Today, we have 2 problems - first that Nagios is already fairly chatty, and second, Zabbix is even worse right now. Some of this can be improved with clever use of dependant items in Zabbix, but since I intend to tackle that kind of cleverness after we get it live, we need to figure something simpler for now.

My goal is to make “things that appear in Matrix” == “things we should jump on”. Too often, we look at an alert with fatigue, saying “oh, we can ignore that”, and those items should not (IMO) be in chat. The lower level items should be logged, and should be reviewed, but chat should get our attention when needed, and we’re too jaded for that today.

Where Zabbix helps

Nagios config is limited - it handles a single test, with only a hard limit, with no history, and only at two levels (WARN and CRIT). By comparison, Zabbix has:

  1. Have 5 levels (Info, Warn, Avg, High, Disaster)
  2. Multiple triggers per item (or combination of items)
  3. Ability to mix hard limits, time averages, trend analysis, etc.

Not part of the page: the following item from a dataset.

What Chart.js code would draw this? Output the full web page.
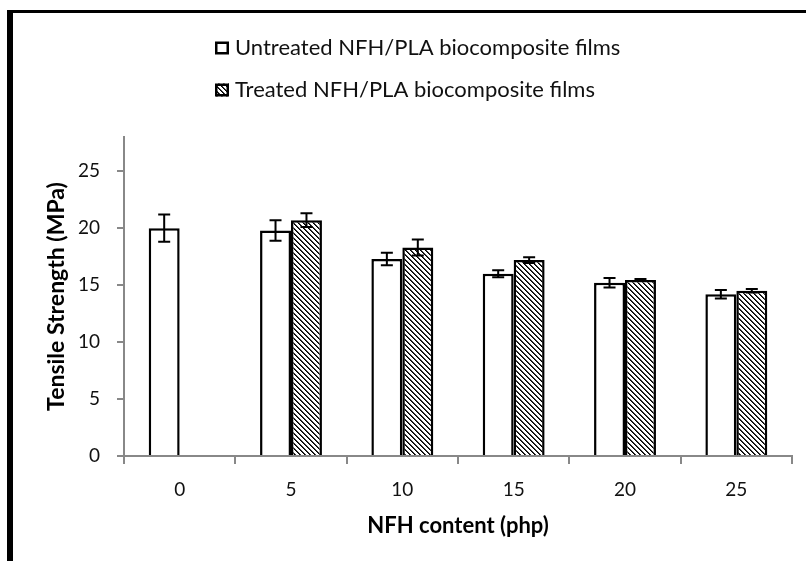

There are many things that are useful to know longer term, without needing to jump on it right away, and I’d rather find a way to lower the fatigue than outright delete useful triggers just because they’re noisy. We should make use of the above things to cut the “cry-wolf syndrome”.

A proposal in 3 parts

I think we’ve got three things we can do to help cut the noise (which is essential before we switch to Zabbix as our main monitoring):

  1. Restrict higher level triggers for Matrix (e.g. only Average+ or High+ go to Matrix, with the rest staying in the Zabbix UI)
  2. Make sure the trigger levels we have so far are right (based on the threshold above)
  3. Regularly review top triggers (via the Top 100 report in the UI) and either fix them or delete them from the templates (looking at you, swap usage and disk speeds)

I’m especially curious to know thoughts on the first item - to me, having higher-level alerts in Matrix and keeping the UI tab open in my browser for occaisonal checks in the day seems a good way to be. Items 2 & 3 are probably an ongoing review - we’ll find issues that should have been higher or lower over time, and put them in the right places.

Alternatives

We could split the alerts, keeping the dedicated Zabbix room on Matrix, but also putting High+ into the NOC room. I’m not keen on that, we’ll have to split our attention even more on chat. Having the lower-priority items in the UI seems better?

@kevin @james @zlopez interested in your thoughts here? How would you bring down the Zabbix noise?

1 Like

I think just having matrix to show up zabbix triggers for high+ should be enough.

We can do the reviews on weekly infra meeting as part of monitoring topic.

Yeah, that all sounds completely reasonable to me and seems like a good approach.

We can of course always adjust things.

Only slightly related, I wonder if we could set the matrix gateway/hook to send say X per Y and if it’s more than that, just send a ‘LOTS OF ALERTS, GO TO WEB INTERFACE’. That might save us from floods when some important thing (or everything) goes down.

Thanks both. Regarding the checks that we might want to delete, here’s some ideas from the Top 100 Triggers list this week:

  • High swap space usage
  • sdX: Disk read/write request responses are too high
  • Rsyslogd: too many processes
  • Zombie Processes

Do these still provide useful info? Should we delete them, or leave them at the UI-notification level?

I think all of those except the rsyslog one are fine to stop monitoring.

The rsyslogd one might be… but I’d like to actually know why it sometimes spikes number of processes. Is it that its doing a lot of work and fires off threads? Or something crashing and causing it to restart? It’s pretty hard to catch tho, so not sure how we can fully track it down. ;(

1 Like